A simplex moving retains its character; either there is no change, movement has been null, or if there has been advance it still remains a simplex and at once there is a permanent duality: if the one member of this duality is identical with the other, then it is still as it was, there has been no advance; if one member differs from the other, it has advanced with differentiation, and, out of a certain identity and difference, it has produced a third unity. This production, based on Identity and Difference, must be in its nature identical and different; it will be not some particular different thing but Collective Difference, as its Identity is Collective Identity.

Being, thus, at once Collective Identity and Collective Difference, Intellectual-Principle must reach over all different things; its very nature then is to modify into a universe. If the realm of different things existed before it, these different things must have modified it from the beginning; if they did not, this Intellectual-Principle produced all, or, rather, was all.
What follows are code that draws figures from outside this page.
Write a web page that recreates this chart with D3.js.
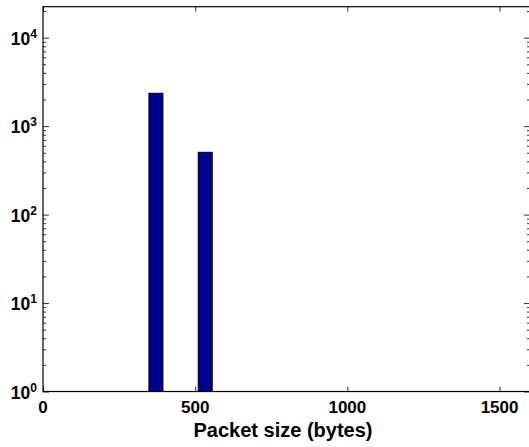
<!DOCTYPE html>
<html>
<head>
<meta charset="utf-8">
<script src="https://cdn.jsdelivr.net/npm/d3@7"></script>
<style>
  html, body { margin: 0; padding: 0; background: #fff; }
  svg { display: block; }
  text { font-family: "Liberation Sans", Arial, Helvetica, sans-serif; font-weight: bold; fill: #000; }
</style>
</head>
<body>
<svg id="chart" width="529" height="447"></svg>
<script>
// Histogram of packet sizes (log-scaled counts)
const binCenters = [371, 533];      // bytes
const binCounts  = [2350, 506];     // packets
const binWidth   = 46;              // bytes drawn per bar
const xTicks     = [0, 500, 1000, 1500];
const yExponents = [0, 1, 2, 3, 4];
const xLabel     = "Packet size (bytes)";

const m = { left: 43, right: 530, top: 6.7, bottom: 391.5 };

const svg = d3.select("#chart");

const x = d3.scaleLinear().domain([0, 1600]).range([m.left, m.right]);
const y = d3.scaleLog().domain([1, 22400]).range([m.bottom, m.top]);

// bars
svg.append("g").selectAll("rect")
  .data(binCenters.map((c, i) => ({ c, n: binCounts[i] })))
  .join("rect")
  .attr("x", d => x(d.c - binWidth / 2))
  .attr("width", d => x(d.c + binWidth / 2) - x(d.c - binWidth / 2))
  .attr("y", d => y(d.n))
  .attr("height", d => y(1) - y(d.n))
  .attr("fill", "#00008f")
  .attr("stroke", "#000")
  .attr("stroke-width", 1);

// minor and major log ticks
const minorVals = [];
yExponents.forEach(e => { if (e < 4) for (let k = 2; k <= 9; k++) minorVals.push(k * Math.pow(10, e)); });
minorVals.push(2e4);
const majorVals = yExponents.map(e => Math.pow(10, e));

function tickGroup(axis, tx, ty) {
  const g = svg.append("g").attr("transform", `translate(${tx},${ty})`).call(axis);
  g.select(".domain").remove();
  g.selectAll("line").attr("stroke", "#333");
  return g;
}
// left axis ticks (inward)
tickGroup(d3.axisRight(y).tickValues(minorVals).tickSize(3).tickFormat(""), m.left, 0);
tickGroup(d3.axisRight(y).tickValues(majorVals).tickSize(6).tickFormat(""), m.left, 0);
// right axis ticks (inward)
tickGroup(d3.axisLeft(y).tickValues(minorVals).tickSize(3).tickFormat(""), m.right, 0);
tickGroup(d3.axisLeft(y).tickValues(majorVals).tickSize(6).tickFormat(""), m.right, 0);
// bottom and top x ticks (inward)
tickGroup(d3.axisTop(x).tickValues(xTicks).tickSize(5).tickFormat(""), 0, m.bottom);
tickGroup(d3.axisBottom(x).tickValues(xTicks).tickSize(5).tickFormat(""), 0, m.top);

// axes frame
svg.append("rect")
  .attr("x", m.left).attr("y", m.top)
  .attr("width", m.right - m.left).attr("height", m.bottom - m.top)
  .attr("fill", "none").attr("stroke", "#000").attr("stroke-width", 1.2);

// x tick labels
svg.append("g").selectAll("text")
  .data(xTicks).join("text")
  .attr("x", d => x(d)).attr("y", 413)
  .attr("text-anchor", "middle")
  .style("font-size", "17px")
  .text(d => d);

// y tick labels: 10 with superscript exponent
const yl = svg.append("g").selectAll("text")
  .data(yExponents).join("text")
  .attr("x", 37).attr("y", d => y(Math.pow(10, d)) + 7)
  .attr("text-anchor", "end")
  .style("font-size", "17.5px");
yl.append("tspan").text("10");
yl.append("tspan").attr("dy", -7).style("font-size", "12px").text(d => d);

// x axis label
svg.append("text")
  .attr("x", 283).attr("y", 436.5)
  .attr("text-anchor", "middle")
  .style("font-size", "20px")
  .text(xLabel);
</script>
</body>
</html>
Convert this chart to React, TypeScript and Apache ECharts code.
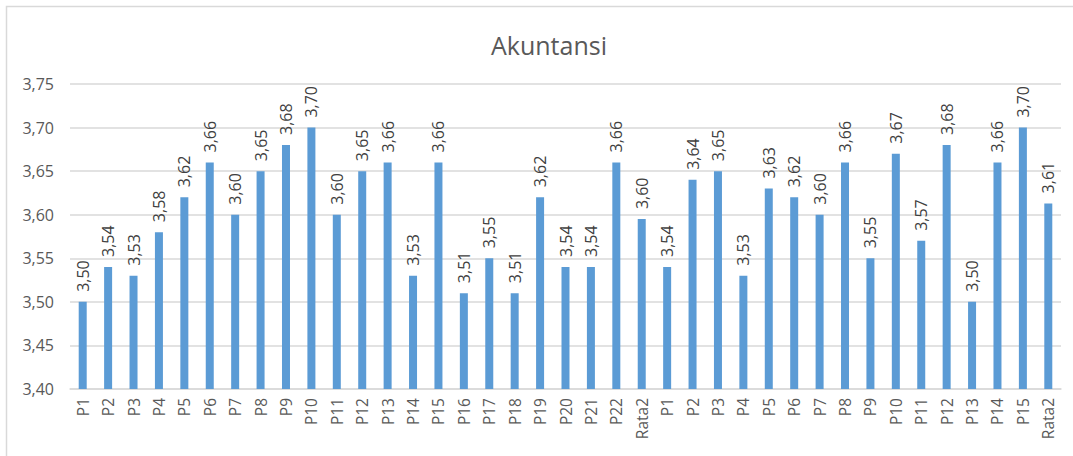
import React, { useEffect, useRef } from "react";
import * as echarts from "echarts";

const categories = [
  "P1","P2","P3","P4","P5","P6","P7","P8","P9","P10","P11","P12","P13","P14","P15","P16","P17","P18","P19","P20","P21","P22","Rata2",
  "P1","P2","P3","P4","P5","P6","P7","P8","P9","P10","P11","P12","P13","P14","P15","Rata2",
];
const values = [
  3.50, 3.54, 3.53, 3.58, 3.62, 3.66, 3.60, 3.65, 3.68, 3.70, 3.60, 3.65, 3.66, 3.53, 3.66, 3.51, 3.55, 3.51, 3.62, 3.54, 3.54, 3.66, 3.595,
  3.54, 3.64, 3.65, 3.53, 3.63, 3.62, 3.60, 3.66, 3.55, 3.67, 3.57, 3.68, 3.50, 3.66, 3.70, 3.613,
];
const title = "Akuntansi";
const yMin = 3.4;
const yMax = 3.75;
const yInterval = 0.05;

const fmt = (v: number) => v.toFixed(2).replace(".", ",");

export default function App() {
  const ref = useRef<HTMLDivElement>(null);
  useEffect(() => {
    if (!ref.current) return;
    const chart = echarts.init(ref.current, null, { renderer: "svg" });
    const font = "Open Sans";
    chart.setOption({
      animation: false,
      backgroundColor: "#ffffff",
      title: {
        text: title,
        left: 544,
        textAlign: "center",
        top: 27,
        textStyle: { fontFamily: font, fontSize: 25, fontWeight: "normal", color: "#595959" },
      },
      graphic: [
        {
          type: "rect",
          shape: { x: 6.5, y: 6.5, width: 1200, height: 600 },
          style: { fill: "none", stroke: "#d9d9d9", lineWidth: 1.5 },
          silent: true,
        },
      ],
      grid: { left: 70, right: 12, top: 84, bottom: 67 },
      xAxis: {
        type: "category",
        data: categories,
        axisLine: { lineStyle: { color: "#d9d9d9", width: 1.5 } },
        axisTick: { show: false },
        axisLabel: {
          interval: 0,
          rotate: 90,
          margin: 9,
          fontFamily: font,
          fontSize: 15.5,
          color: "#595959",
        },
      },
      yAxis: {
        type: "value",
        min: yMin,
        max: yMax,
        interval: yInterval,
        axisLine: { show: false },
        axisTick: { show: false },
        splitLine: { lineStyle: { color: "#d9d9d9", width: 1.5 } },
        axisLabel: {
          margin: 16,
          fontFamily: font,
          fontSize: 16,
          color: "#595959",
          formatter: (v: number) => fmt(v),
        },
      },
      series: [
        {
          type: "bar",
          data: values,
          barWidth: 8,
          itemStyle: { color: "#5b9bd5" },
          label: {
            show: true,
            position: "top",
            rotate: 90,
            align: "left",
            verticalAlign: "middle",
            distance: 10,
            fontFamily: font,
            fontSize: 16,
            color: "#404040",
            formatter: (p: any) => fmt(p.value),
          },
        },
      ],
    });
    return () => chart.dispose();
  }, []);
  return (
    <div
      ref={ref}
      style={{ position: "fixed", left: 0, top: 0, width: 1073, height: 456 }}
    />
  );
}
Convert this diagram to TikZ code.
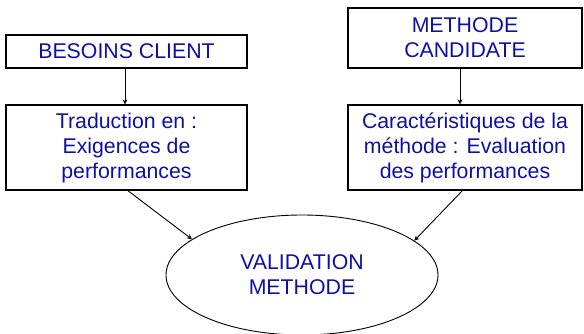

Beings could not exist save by the activity of Intellectual-Principle; wandering down every way it produces thing after thing, but wandering always within itself in such self-bound wandering as authentic Intellect may know; this wandering permitted to its nature is among real beings which keep pace with its movement; but it is always itself; this is a stationary wandering, a wandering within the Meadow of Truth from which it does not stray.

It holds and covers the universe which it has made the space, so to speak, of its movement, itself being also that universe which is space to it. And this Meadow of Truth is varied so that movement through it may be possible; suppose it not always and everywhere varied, the failing of diversity is a failure of movement; failure in movement would mean a failing of the Intellectual Act; halting, it has ceased to exercise its Intellectual Act; this ceasing, it ceases to be.

The Intellectual-Principle is the Intellectual Act; its movement is complete, filling Being complete; And the entire of Being is the Intellectual Act entire, comprehending all life and the unfailing succession of things. Because this Principle contains Identity and Difference its division is ceaselessly bringing the different things to light. Its entire movement is through life and among living things. To a traveller over land, all is earth but earth abounding in difference: so in this journey the life through which Intellectual-Principle passes is one life but, in its ceaseless changing, a varied life.

Throughout this endless variation it maintains the one course because it is not, itself, subject to change but on the contrary is present as identical and unvarying Being to the rest of things. For if there be no such principle of unchanging identity to things, all is dead, activity and actuality exist nowhere. These “other things” through which it passes are also Intellectual-Principle itself; otherwise it is not the all-comprehending principle: if it is to be itself, it must be all-embracing; failing that, it is not itself. If it is complete in itself, complete because all-embracing, and there is nothing which does not find place in this total, then there can be nothing belonging to it which is not different; only by difference can there be such co-operation towards a total. If it knew no otherness but was pure identity its essential Being would be the less for that failure to fulfil the specific nature which its completion requires.